Given instruction:
Will you repeat only the lines from the one with "Recreate this image as a Python" through the one with "import plotly.graph_objects as go", both included, leaving every picture out?

— start of Data to use —

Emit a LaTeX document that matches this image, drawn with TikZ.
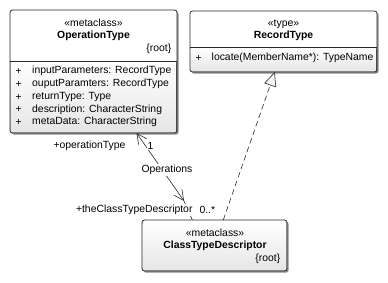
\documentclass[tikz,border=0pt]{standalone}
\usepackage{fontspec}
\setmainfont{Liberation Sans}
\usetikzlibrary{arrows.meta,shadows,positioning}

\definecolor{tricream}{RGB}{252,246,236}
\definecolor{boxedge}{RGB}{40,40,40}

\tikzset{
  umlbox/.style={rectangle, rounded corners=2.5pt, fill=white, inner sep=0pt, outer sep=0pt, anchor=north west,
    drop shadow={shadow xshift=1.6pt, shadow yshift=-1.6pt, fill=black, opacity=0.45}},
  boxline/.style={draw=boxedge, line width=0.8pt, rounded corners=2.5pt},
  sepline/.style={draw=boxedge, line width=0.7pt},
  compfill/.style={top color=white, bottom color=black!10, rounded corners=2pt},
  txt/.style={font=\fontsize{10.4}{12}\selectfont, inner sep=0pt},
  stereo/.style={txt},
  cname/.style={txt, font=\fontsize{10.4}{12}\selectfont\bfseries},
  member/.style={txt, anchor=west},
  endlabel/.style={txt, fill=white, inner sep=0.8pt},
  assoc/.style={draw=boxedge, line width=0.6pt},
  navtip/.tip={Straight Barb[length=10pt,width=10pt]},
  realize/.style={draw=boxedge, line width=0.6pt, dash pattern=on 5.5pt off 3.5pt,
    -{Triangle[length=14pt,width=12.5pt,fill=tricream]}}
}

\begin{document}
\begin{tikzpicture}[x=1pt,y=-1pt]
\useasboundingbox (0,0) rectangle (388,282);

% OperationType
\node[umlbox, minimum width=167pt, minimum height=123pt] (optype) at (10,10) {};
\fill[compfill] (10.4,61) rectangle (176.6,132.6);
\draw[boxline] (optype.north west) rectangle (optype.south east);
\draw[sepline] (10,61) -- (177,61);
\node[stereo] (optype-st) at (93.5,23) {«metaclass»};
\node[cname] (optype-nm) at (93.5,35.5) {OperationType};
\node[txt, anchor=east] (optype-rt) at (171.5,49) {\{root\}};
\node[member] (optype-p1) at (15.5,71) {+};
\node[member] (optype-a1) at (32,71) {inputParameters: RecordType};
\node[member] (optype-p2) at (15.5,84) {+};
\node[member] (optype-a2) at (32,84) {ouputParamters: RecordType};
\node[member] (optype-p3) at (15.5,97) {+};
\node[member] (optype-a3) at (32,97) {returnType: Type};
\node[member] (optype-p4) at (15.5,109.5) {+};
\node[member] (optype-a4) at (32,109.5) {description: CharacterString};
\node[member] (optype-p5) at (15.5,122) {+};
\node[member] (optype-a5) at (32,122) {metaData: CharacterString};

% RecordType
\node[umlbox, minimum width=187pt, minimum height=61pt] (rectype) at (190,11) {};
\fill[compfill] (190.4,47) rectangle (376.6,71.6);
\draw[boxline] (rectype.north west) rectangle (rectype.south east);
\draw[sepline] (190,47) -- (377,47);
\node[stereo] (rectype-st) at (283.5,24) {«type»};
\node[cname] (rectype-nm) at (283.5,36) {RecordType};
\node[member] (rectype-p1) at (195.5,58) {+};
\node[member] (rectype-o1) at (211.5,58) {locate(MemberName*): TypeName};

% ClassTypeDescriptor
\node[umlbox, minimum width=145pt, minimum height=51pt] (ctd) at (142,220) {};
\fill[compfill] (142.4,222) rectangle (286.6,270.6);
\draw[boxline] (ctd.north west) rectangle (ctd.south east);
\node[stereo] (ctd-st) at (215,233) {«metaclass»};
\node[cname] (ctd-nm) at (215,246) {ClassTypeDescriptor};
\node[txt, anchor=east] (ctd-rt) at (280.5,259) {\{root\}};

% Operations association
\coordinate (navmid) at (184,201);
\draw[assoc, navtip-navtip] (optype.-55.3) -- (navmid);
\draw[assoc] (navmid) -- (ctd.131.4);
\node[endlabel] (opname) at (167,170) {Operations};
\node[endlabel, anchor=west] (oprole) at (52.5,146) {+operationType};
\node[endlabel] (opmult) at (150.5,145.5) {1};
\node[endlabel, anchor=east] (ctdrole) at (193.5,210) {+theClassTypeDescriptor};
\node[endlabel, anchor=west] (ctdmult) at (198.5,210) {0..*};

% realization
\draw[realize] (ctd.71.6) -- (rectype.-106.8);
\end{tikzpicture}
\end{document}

— end of Data to use —
— start of Data to use —

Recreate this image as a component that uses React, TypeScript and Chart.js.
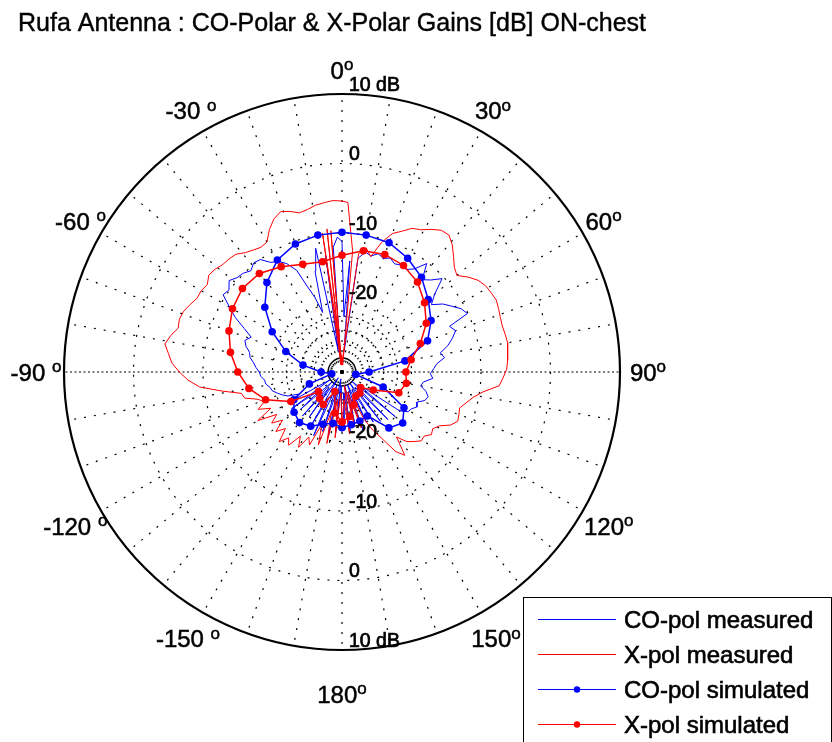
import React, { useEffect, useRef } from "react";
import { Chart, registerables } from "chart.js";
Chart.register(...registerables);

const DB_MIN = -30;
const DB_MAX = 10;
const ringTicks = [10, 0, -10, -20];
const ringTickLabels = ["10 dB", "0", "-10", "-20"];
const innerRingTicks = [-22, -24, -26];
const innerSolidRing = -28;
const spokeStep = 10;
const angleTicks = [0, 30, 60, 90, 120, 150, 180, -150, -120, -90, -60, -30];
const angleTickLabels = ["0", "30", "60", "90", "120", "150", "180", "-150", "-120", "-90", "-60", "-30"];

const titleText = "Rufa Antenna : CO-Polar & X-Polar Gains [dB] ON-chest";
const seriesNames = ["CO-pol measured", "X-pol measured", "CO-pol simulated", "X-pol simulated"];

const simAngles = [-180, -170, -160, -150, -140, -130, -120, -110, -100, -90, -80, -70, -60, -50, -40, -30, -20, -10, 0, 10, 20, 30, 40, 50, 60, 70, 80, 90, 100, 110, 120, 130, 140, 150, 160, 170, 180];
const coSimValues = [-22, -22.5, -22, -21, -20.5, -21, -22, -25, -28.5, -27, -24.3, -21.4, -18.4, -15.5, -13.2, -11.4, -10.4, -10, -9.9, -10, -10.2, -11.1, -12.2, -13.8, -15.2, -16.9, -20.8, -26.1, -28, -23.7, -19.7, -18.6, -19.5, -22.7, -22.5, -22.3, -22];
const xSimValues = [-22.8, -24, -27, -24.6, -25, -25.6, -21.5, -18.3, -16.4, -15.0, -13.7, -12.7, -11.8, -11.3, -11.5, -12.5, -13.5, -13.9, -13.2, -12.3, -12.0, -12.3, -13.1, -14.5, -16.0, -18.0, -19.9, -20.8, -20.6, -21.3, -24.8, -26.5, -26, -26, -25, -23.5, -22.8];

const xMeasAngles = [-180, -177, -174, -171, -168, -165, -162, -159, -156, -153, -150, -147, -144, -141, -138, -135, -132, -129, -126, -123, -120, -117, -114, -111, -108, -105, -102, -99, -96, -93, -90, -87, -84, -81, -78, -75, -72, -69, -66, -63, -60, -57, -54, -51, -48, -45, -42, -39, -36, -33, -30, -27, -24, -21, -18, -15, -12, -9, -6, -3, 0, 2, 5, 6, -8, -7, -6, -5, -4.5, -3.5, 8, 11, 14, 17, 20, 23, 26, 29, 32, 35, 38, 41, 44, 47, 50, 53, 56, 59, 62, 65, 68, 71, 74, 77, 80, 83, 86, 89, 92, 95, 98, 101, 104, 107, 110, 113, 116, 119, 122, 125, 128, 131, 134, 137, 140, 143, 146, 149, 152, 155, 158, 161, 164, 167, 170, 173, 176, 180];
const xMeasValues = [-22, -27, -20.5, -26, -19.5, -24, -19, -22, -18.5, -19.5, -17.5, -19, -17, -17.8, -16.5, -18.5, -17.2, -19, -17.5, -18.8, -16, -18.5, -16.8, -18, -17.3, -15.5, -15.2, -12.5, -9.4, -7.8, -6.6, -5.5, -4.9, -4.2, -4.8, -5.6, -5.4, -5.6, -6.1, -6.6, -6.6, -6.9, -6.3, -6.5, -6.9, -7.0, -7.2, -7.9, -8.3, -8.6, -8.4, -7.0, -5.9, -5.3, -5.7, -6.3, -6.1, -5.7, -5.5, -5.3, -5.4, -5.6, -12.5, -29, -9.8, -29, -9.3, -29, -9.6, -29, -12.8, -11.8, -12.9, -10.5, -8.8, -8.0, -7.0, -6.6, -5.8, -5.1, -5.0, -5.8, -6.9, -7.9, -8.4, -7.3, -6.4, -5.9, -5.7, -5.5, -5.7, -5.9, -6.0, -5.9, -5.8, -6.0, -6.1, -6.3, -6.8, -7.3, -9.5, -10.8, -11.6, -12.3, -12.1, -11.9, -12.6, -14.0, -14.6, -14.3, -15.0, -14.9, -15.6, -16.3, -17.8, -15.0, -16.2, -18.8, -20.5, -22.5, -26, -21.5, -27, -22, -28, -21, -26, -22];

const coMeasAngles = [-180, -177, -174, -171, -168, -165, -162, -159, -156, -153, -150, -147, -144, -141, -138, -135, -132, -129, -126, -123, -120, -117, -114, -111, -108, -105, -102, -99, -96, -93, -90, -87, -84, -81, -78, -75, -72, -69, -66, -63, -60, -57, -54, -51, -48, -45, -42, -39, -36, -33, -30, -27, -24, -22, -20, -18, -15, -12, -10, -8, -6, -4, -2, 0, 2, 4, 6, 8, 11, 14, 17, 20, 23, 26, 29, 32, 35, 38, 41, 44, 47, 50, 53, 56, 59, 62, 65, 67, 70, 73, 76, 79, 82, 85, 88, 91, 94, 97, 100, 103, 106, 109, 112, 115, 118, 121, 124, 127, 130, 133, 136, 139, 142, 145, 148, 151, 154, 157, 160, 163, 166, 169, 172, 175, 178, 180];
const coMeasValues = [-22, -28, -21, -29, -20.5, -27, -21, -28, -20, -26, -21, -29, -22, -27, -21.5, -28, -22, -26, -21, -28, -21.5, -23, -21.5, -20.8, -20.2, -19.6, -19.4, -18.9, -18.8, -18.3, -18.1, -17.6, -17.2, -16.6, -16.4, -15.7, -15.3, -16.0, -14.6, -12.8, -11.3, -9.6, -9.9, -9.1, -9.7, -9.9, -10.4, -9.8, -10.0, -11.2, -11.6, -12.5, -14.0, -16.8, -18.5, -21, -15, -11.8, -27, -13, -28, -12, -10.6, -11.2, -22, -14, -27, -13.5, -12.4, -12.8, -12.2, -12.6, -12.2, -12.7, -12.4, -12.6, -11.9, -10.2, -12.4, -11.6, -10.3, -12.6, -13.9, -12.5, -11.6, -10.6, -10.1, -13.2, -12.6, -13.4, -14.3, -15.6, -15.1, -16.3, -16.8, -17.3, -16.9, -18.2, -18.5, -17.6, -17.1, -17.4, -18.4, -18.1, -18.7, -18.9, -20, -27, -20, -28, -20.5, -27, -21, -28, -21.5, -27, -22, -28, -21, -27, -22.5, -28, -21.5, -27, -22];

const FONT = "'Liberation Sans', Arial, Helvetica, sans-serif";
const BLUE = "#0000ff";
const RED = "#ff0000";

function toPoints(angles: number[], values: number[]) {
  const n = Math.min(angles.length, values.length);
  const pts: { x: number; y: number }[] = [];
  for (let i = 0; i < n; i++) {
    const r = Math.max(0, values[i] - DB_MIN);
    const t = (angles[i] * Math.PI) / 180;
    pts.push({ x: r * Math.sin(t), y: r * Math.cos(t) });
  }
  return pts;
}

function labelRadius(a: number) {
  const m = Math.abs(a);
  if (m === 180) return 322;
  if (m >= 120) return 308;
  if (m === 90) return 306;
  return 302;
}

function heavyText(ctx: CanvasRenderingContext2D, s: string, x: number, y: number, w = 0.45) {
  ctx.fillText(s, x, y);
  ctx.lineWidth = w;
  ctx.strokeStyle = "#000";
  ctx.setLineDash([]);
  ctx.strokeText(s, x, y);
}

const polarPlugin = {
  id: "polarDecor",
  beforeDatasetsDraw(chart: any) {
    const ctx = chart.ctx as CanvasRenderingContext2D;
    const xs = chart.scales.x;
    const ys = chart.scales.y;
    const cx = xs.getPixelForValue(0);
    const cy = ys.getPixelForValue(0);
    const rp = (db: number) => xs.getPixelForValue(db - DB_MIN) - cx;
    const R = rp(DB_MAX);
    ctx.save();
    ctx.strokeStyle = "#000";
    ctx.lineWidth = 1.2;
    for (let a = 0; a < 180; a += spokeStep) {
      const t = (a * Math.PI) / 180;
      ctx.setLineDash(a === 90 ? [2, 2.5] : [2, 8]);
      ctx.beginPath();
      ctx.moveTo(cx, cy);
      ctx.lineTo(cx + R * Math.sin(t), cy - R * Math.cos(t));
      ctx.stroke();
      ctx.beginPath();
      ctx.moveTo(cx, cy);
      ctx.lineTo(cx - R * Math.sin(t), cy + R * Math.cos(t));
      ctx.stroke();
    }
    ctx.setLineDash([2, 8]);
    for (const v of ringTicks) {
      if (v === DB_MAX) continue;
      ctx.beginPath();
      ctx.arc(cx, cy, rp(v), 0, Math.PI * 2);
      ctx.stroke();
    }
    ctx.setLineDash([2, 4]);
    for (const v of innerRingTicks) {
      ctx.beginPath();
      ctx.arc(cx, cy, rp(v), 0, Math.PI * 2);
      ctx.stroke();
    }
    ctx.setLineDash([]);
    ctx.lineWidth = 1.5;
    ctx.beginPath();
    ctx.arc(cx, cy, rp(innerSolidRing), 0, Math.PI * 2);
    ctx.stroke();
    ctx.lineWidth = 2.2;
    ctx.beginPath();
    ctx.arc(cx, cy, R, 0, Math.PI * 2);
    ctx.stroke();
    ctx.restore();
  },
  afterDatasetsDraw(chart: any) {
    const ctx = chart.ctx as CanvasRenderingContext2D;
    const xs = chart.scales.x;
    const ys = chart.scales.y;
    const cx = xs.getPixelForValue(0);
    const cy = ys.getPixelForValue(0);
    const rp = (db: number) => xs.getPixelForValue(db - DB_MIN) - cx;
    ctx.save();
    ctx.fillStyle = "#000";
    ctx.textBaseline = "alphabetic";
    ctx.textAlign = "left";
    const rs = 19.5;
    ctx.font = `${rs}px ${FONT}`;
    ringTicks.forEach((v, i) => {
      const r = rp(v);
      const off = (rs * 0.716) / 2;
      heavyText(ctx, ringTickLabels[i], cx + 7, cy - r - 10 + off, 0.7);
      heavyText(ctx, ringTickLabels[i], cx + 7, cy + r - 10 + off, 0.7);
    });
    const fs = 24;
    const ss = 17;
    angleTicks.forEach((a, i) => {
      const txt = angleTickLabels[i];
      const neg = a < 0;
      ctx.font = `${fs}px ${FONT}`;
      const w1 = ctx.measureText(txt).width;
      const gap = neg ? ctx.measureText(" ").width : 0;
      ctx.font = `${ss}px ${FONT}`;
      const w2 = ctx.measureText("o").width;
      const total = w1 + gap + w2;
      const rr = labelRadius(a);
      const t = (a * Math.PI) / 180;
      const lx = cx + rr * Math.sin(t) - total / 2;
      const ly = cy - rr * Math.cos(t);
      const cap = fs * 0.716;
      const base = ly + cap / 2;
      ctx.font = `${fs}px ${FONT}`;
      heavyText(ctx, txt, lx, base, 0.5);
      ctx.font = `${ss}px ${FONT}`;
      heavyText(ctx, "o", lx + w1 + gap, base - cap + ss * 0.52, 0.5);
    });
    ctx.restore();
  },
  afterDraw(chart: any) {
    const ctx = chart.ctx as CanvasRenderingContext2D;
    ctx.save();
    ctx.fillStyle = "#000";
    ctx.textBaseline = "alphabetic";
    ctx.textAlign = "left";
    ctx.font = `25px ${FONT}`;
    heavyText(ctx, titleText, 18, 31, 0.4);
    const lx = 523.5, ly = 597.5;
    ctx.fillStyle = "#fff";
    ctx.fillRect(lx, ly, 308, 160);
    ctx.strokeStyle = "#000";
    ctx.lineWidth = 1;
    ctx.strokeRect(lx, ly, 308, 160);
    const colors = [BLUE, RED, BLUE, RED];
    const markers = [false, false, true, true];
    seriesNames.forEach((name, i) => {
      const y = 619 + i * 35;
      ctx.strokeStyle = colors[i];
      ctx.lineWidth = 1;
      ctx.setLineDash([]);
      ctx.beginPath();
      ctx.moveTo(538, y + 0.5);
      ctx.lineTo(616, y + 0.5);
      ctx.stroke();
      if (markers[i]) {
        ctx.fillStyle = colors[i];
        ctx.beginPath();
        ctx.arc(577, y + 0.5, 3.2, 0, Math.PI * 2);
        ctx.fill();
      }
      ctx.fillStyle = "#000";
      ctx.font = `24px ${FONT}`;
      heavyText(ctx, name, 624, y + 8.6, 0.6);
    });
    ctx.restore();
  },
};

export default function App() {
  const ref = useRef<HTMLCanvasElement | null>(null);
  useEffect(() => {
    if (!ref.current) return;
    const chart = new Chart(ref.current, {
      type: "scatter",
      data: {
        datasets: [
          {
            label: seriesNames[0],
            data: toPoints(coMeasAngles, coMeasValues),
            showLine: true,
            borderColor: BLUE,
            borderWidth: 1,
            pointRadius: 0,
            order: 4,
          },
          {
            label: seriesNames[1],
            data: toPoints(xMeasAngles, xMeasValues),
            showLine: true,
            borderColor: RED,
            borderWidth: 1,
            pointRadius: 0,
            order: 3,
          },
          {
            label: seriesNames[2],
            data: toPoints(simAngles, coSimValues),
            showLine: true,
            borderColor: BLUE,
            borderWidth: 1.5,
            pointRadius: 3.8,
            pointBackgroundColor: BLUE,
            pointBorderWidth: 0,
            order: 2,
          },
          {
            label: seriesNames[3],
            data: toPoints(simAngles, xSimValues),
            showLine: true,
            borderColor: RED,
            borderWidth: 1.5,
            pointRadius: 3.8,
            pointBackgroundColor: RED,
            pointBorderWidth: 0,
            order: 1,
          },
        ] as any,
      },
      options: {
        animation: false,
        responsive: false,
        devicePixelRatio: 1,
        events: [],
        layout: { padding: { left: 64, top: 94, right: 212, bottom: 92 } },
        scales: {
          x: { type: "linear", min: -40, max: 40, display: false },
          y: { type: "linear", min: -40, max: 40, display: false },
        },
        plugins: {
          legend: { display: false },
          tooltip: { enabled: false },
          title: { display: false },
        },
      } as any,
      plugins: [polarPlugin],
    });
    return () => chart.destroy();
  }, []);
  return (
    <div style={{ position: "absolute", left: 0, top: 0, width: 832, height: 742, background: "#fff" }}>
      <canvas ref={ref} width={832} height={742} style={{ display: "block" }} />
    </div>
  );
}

— end of Data to use —
— start of Data to use —

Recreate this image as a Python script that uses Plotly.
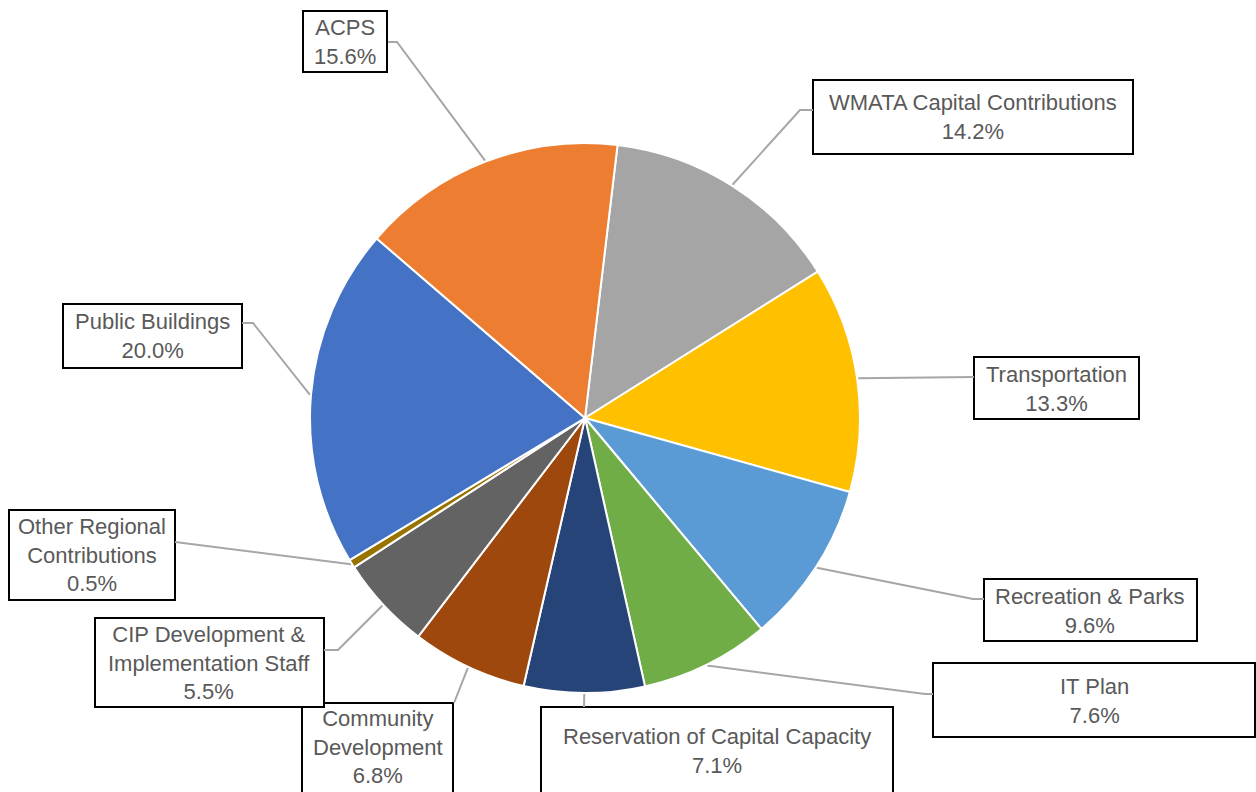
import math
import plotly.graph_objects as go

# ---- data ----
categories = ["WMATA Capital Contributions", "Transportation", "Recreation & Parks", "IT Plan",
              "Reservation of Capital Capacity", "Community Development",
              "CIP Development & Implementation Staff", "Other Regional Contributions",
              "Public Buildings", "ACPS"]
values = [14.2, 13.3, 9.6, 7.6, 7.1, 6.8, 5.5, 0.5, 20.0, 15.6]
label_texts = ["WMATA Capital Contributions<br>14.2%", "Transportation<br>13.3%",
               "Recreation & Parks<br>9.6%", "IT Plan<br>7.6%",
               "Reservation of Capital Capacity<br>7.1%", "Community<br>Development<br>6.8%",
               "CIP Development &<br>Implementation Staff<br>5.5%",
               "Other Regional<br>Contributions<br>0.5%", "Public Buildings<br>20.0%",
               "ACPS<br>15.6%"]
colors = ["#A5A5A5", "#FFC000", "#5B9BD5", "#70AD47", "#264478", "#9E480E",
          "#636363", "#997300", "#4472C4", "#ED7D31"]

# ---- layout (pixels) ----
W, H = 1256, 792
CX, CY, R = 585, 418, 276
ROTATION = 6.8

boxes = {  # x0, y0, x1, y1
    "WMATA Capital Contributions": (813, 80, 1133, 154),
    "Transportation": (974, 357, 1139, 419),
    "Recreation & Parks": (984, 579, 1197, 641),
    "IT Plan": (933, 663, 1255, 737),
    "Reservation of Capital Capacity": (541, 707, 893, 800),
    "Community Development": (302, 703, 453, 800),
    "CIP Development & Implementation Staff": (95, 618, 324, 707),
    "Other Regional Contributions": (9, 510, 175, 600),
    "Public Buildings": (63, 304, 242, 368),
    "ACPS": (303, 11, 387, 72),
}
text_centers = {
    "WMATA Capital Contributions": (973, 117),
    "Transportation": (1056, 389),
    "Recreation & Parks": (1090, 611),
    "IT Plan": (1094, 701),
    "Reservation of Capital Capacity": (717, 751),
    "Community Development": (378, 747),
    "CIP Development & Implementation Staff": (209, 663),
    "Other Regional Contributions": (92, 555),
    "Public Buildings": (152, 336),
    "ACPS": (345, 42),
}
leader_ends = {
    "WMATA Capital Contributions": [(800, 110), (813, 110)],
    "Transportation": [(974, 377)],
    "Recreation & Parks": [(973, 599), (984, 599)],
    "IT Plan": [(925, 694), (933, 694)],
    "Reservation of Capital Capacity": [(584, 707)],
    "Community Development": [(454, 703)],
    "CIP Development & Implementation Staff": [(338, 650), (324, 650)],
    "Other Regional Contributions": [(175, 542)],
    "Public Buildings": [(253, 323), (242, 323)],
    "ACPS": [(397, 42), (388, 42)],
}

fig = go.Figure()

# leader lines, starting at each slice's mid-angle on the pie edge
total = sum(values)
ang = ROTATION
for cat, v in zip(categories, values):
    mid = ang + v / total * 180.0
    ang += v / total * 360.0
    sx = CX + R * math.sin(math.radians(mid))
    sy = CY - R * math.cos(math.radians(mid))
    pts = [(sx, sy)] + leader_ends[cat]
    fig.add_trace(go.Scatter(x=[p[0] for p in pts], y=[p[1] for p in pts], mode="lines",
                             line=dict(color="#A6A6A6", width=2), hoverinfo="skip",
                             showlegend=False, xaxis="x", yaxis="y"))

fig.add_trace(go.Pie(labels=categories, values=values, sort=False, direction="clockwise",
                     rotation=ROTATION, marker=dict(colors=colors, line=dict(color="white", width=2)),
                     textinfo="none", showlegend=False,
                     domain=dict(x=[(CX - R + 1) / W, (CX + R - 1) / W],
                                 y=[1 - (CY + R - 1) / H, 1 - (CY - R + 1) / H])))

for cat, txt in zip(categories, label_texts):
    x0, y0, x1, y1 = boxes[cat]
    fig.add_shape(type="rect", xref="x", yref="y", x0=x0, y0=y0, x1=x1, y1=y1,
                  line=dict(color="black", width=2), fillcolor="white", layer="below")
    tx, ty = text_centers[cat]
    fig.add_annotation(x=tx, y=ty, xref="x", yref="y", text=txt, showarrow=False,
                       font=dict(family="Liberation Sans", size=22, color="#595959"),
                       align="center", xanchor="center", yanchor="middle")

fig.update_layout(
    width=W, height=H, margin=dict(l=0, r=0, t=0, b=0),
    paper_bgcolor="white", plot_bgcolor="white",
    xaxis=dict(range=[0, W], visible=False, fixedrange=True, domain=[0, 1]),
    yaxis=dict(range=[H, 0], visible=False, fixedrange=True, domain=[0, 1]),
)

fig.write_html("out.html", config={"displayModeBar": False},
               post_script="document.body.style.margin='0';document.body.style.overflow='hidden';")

— end of Data to use —

Response:
Recreate this image as a Python script that uses Plotly.
import math
import plotly.graph_objects as go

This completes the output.